Since the modulo operator is very expensive on GPUs:
I’m wondering if replacing this:
if (threadIdx.x % nextInterval == 0) // …
by this (I know that this will work only in a few cases, but that’s not my point) :
if ((threadIdx.x & (nextInterval-1)) == 0) // …
is faster?
Also I was wondering if:
x <<= 1;
is faster than:
x *= 2;
Of course, both of them are faster, as they would be in any processor.
The first example will only work if nextInterval is a power of 2, of course, but otherwise is a useful optimisation.
For the second example any decent compiler will generate identical code for i*2 and i<<1.
I checked this briefly with nvcc 2.1, and at the PTX level, this optimization is not performed. I don’t know if ptxas performs this optimization because I don’t have decuda handy.
Perhaps if the cost of a multiply and a shift is the same then there is no need for the optimization. One tends to assume that a multiply will be more expensive on a conventional CPU but this may not be true on a GPU core.

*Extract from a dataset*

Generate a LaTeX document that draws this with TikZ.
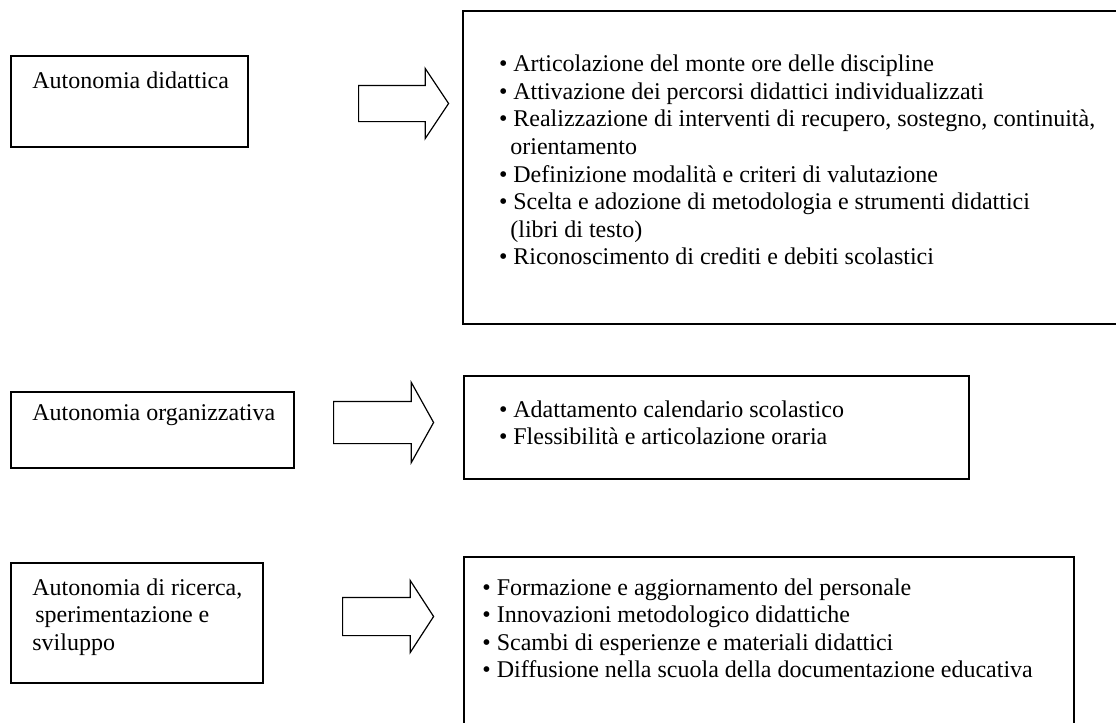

It is using the mul.lo.s32 instruction, which according to the programming guide, is actually 4 times slower than a bitwise operation. If ptxas isn’t performing this optimization, this is a pretty obvious thing that nvcc should be doing.
Oh dear - I guess we all get spoiled using decent optimizing compilers these days - time to dust off all those low level C programming tricks again then…
Only if you are compute bound. I have cycles left to burn in 99% of my kernels.
Well if those cycles are going spare I could certainly use some. ;-)